OK, so we haven’t heard much about negative equity for three decades. So it’s all different now and that will never happen again. Until it does. But at least I’m out of here. One bite of that damn cherry is enough for a lifetime.

Buying a house is a lot more scary without a mortgage

I last bought a house 20 years ago, with a mortgage for most of the capital. You never see most of the money, because a lot of it’s between the solicitors and the mortgage company. When you do it without a mortgage, massive amounts of money go flying in and out of your bank account – for starters the normal payment system seems to max out at £100k, so I had to go to the bank to initiate a CHAPS payment. Then of course there’s the  stress of trying to ensure thieving bastards don’t intercept email transactions, basically don’t let solicitors act on emails account details, face to face is the only way 😉

You can borrow from your ISA under certain conditions

I also learned that you can borrow from your ISA, this helped me capitalise some of the second house. To do that it must be a flexible ISA – not all ISAs are but it so happened that my Charles Stanley one was, although my TD Direct ISA wasn’t.

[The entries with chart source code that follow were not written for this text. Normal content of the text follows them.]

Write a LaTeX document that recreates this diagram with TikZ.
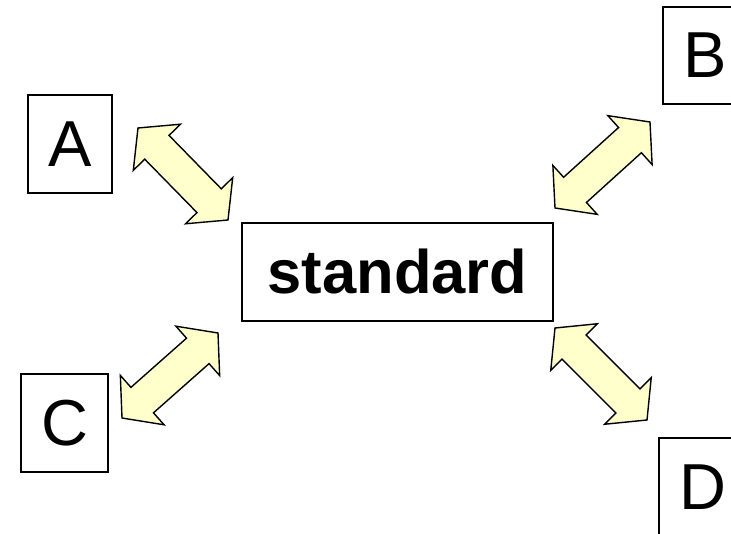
\documentclass[tikz,border=0pt]{standalone}
\usepackage{fontspec}
\setmainfont{Liberation Sans}
\usetikzlibrary{calc}
\definecolor{arrowfill}{HTML}{FFFFCC}
\tikzset{
  box/.style={draw=black, line width=1.4pt, fill=white, inner sep=0pt, align=center},
  letterbox/.style={box, minimum width=85pt, minimum height=98pt, font=\fontsize{65}{70}\selectfont},
  fatarrowstyle/.style={draw=black, fill=arrowfill, line width=1.4pt, line join=miter}
}
\newcommand\fatarrow[2]{%
  \path[fatarrowstyle] let \p1=(#1), \p2=(#2), \n1={atan2(\y2-\y1,\x2-\x1)} in
    (#1)
    -- ($(#1)+(\n1:27pt)+(\n1+90:33pt)$)
    -- ($(#1)+(\n1:27pt)+(\n1+90:17pt)$)
    -- ($(#2)+(\n1+180:27pt)+(\n1+90:17pt)$)
    -- ($(#2)+(\n1+180:27pt)+(\n1+90:33pt)$)
    -- (#2)
    -- ($(#2)+(\n1+180:27pt)+(\n1-90:33pt)$)
    -- ($(#2)+(\n1+180:27pt)+(\n1-90:17pt)$)
    -- ($(#1)+(\n1:27pt)+(\n1-90:17pt)$)
    -- ($(#1)+(\n1:27pt)+(\n1-90:33pt)$)
    -- cycle;}
\begin{document}
\begin{tikzpicture}[x=1pt, y=-1pt]
  \useasboundingbox (0,0) rectangle (731,534);
  \clip (0,0) rectangle (731,534);
  \node[box, minimum width=311pt, minimum height=98pt, font=\fontsize{61.5}{66}\selectfont\bfseries] (std) at (397.5,272) {standard};
  \node[letterbox, minimum width=84pt] (A) at (70,144) {A};
  \node[letterbox, minimum width=84pt, minimum height=97pt] (B) at (705,55.5) {B};
  \node[letterbox, minimum width=87pt] (C) at (64.5,423) {C};
  \node[letterbox, minimum width=88pt] (D) at (703,487) {D};
  \coordinate (a1) at (138,128);
  \coordinate (a2) at (228,220);
  \coordinate (b1) at (555,208);
  \coordinate (b2) at (650,122);
  \coordinate (c1) at (122,418);
  \coordinate (c2) at (218,333);
  \coordinate (d1) at (555,328);
  \coordinate (d2) at (647,420);
  \fatarrow{a1}{a2}
  \fatarrow{b1}{b2}
  \fatarrow{c1}{c2}
  \fatarrow{d1}{d2}
\end{tikzpicture}
\end{document}
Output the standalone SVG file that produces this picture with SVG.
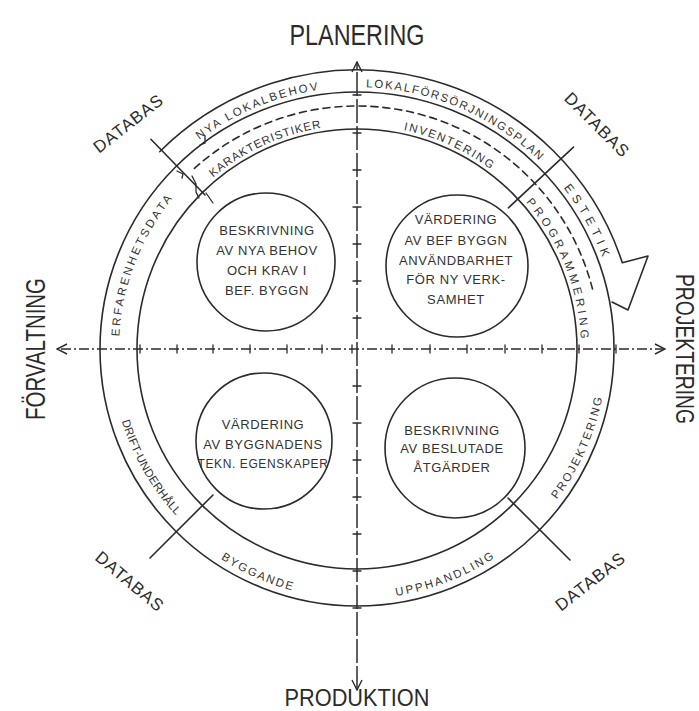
<svg xmlns="http://www.w3.org/2000/svg" width="699" height="711" viewBox="0 0 699 711">
<style>
.ln{fill:none;stroke:#2b2b2b;stroke-width:1.6;stroke-linecap:round;stroke-linejoin:round}
.thin{fill:none;stroke:#2b2b2b;stroke-width:1.3;stroke-linecap:round}
.dash{stroke-dasharray:7 5}
.axh{fill:none;stroke:#2b2b2b;stroke-width:1.4;stroke-dasharray:10 3 2 3}
.axv{fill:none;stroke:#2b2b2b;stroke-width:1.5;stroke-dasharray:24 3}
.big{font-family:"Liberation Sans",Arial,sans-serif;fill:#2b2b2b;text-anchor:middle}
.db{font-family:"Liberation Sans",Arial,sans-serif;font-size:17px;fill:#2b2b2b;text-anchor:middle;letter-spacing:1px}
.rt{font-family:"Liberation Sans",Arial,sans-serif;font-size:11.5px;fill:#333}
.ct{font-family:"Liberation Sans",Arial,sans-serif;font-size:13px;fill:#333;text-anchor:middle;letter-spacing:0.6px}
</style>
<defs>
<marker id="arr" viewBox="0 0 12 12" refX="11" refY="6" markerWidth="12" markerHeight="12" markerUnits="userSpaceOnUse" orient="auto-start-reverse">
<path d="M1,1 L11,6 L1,11" fill="none" stroke="#2b2b2b" stroke-width="1.4"/>
</marker>
<path id="p1" d="M199.3,139.8 A262,262 0 0,1 325.1,89.0"/>
<path id="p2" d="M366.1,87.2 A262,262 0 0,1 542.3,163.7"/>
<path id="p3" d="M213.0,177.4 A224,224 0 0,1 325.8,127.2"/>
<path id="p4" d="M403.6,129.9 A224,224 0 0,1 494.9,172.5"/>
<path id="p5" d="M563.5,187.7 A262,262 0 0,1 604.7,263.7"/>
<path id="p6" d="M526.1,202.0 A224,224 0 0,1 581.0,345.1"/>
<path id="p7" d="M556.7,499.5 A250,250 0 0,0 603.2,392.4"/>
<path id="p8" d="M396.1,595.9 A250,250 0 0,0 500.4,553.8"/>
<path id="p9" d="M220.8,558.7 A250,250 0 0,0 296.5,591.6"/>
<path id="p10" d="M121.7,420.9 A246,246 0 0,0 177.1,516.8"/>
<path id="p11" d="M119.3,336.5 A238,238 0 0,1 182.9,186.7"/>
</defs>
<rect width="699" height="711" fill="#ffffff"/>

<g id="rings">
<circle class="ln" cx="357" cy="349" r="220"/>
<circle class="ln" cx="357" cy="349" r="257"/>
<path class="ln dash" d="M194.4,168.4 A243,243 0 0,1 592.8,290.2"/>
<path id="estetik-arrow" class="ln" d="M159.7,151.7 A279,279 0 0,1 622.3,262.8 L648,256 L628,310 L612,302"/>
<path class="thin" d="M200,145 L205,143 L205,136 M177,171 L183,174 L182,178 M192,176 L196,184 L196,192 L199,198 M206,193 L213,203"/>
</g>

<g id="dividers">
<path class="ln" d="M150.9,139.3 L205,195 M573.5,147.1 L508.4,207.8 M150,558 L213,495 M508,498 L570,560"/>
</g>

<g id="connectors">
<line class="axv" x1="357" y1="690" x2="357" y2="62" marker-start="url(#arr)" marker-end="url(#arr)"/>
<line class="axh" x1="665" y1="349" x2="57" y2="349" marker-start="url(#arr)" marker-end="url(#arr)"/>
<path class="thin" d="M140,345v8M177,345v8M213,345v8M250,345v8M287,345v8M322,345v8M352,345v8M392,345v8M430,345v8M467,345v8M505,345v8M542,345v8M579,345v8M616,345v8M353,95h8M353,133h8M353,170h8M353,207h8M353,244h8M353,281h8M353,318h8M353,386h8M353,423h8M353,460h8M353,497h8M353,534h8M353,571h8M353,608h8"/>
</g>

<g id="ring-labels" class="rt">
<text><textPath href="#p1" textLength="130" lengthAdjust="spacing">NYA LOKALBEHOV</textPath></text>
<text><textPath href="#p2" textLength="192" lengthAdjust="spacing">LOKALFÖRSÖRJNINGSPLAN</textPath></text>
<text><textPath href="#p3" textLength="120" lengthAdjust="spacing">KARAKTERISTIKER</textPath></text>
<text><textPath href="#p4" textLength="96" lengthAdjust="spacing">INVENTERING</textPath></text>
<text style="font-size:12px"><textPath href="#p5" textLength="80" lengthAdjust="spacing">ESTETIK</textPath></text>
<text><textPath href="#p6" textLength="150" lengthAdjust="spacing">PROGRAMMERING</textPath></text>
<text><textPath href="#p7" textLength="112" lengthAdjust="spacing">PROJEKTERING</textPath></text>
<text><textPath href="#p8" textLength="106" lengthAdjust="spacing">UPPHANDLING</textPath></text>
<text><textPath href="#p9" textLength="78" lengthAdjust="spacing">BYGGANDE</textPath></text>
<text><textPath href="#p10" textLength="110" lengthAdjust="spacing">DRIFT-UNDERHÅLL</textPath></text>
<text><textPath href="#p11" textLength="150" lengthAdjust="spacing">ERFARENHETSDATA</textPath></text>
</g>

<g id="node-ul">
<circle class="ln" cx="266" cy="262" r="69"/>
<text class="ct" x="267" y="235">BESKRIVNING</text>
<text class="ct" x="267" y="255">AV NYA BEHOV</text>
<text class="ct" x="267" y="275">OCH KRAV I</text>
<text class="ct" x="267" y="295">BEF. BYGGN</text>
</g>
<g id="node-ur">
<circle class="ln" cx="457" cy="266" r="71"/>
<text class="ct" x="456" y="224">VÄRDERING</text>
<text class="ct" x="456" y="245">AV BEF BYGGN</text>
<text class="ct" x="456" y="265">ANVÄNDBARHET</text>
<text class="ct" x="456" y="284">FÖR NY VERK-</text>
<text class="ct" x="456" y="304">SAMHET</text>
</g>
<g id="node-ll">
<circle class="ln" cx="264" cy="441" r="68"/>
<text class="ct" x="263" y="429">VÄRDERING</text>
<text class="ct" x="263" y="449">AV BYGGNADENS</text>
<text class="ct" x="263" y="468" style="font-size:12px">TEKN. EGENSKAPER</text>
</g>
<g id="node-lr">
<circle class="ln" cx="455" cy="448" r="70"/>
<text class="ct" x="452" y="435">BESKRIVNING</text>
<text class="ct" x="452" y="453">AV BESLUTADE</text>
<text class="ct" x="452" y="472">ÅTGÄRDER</text>
</g>

<g id="phase-labels">
<text class="big" x="357" y="45" style="font-size:30px" textLength="135" lengthAdjust="spacingAndGlyphs">PLANERING</text>
<text class="big" x="357" y="706" style="font-size:24px" textLength="145" lengthAdjust="spacingAndGlyphs">PRODUKTION</text>
<text class="big" transform="translate(45,349) rotate(-90)" style="font-size:27px" textLength="142" lengthAdjust="spacingAndGlyphs">FÖRVALTNING</text>
<text class="big" transform="translate(676,349) rotate(90)" style="font-size:25px" textLength="150" lengthAdjust="spacingAndGlyphs">PROJEKTERING</text>
</g>

<g id="database-labels">
<text class="db" transform="translate(132,128) rotate(-38)">DATABAS</text>
<text class="db" transform="translate(593,129) rotate(45)">DATABAS</text>
<text class="db" transform="translate(126,586) rotate(40)">DATABAS</text>
<text class="db" transform="translate(594,586) rotate(-38)">DATABAS</text>
</g>
</svg>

I use the CS ISA for index fund investing, basically world according to Kroijer  with an L&G FTSE World ExUK tracker, to lean against the UK bias of my shares, matched with VGLS100. I sold a hefty chunk of this and took it out, as long as I put it back by the end of March I still have my entire 20k allowance for this year. Which is pretty neat. What borrowing from your ISA won’t help you with is if you need to borrow money across the April change in the tax year – in that case you lose the tax shelter.

All this means my ISA is about 30% in cash now. I’m not in that much of a hurry to restore it to what it was before because the markets are at a high, but I am still regularly buying the two funds back.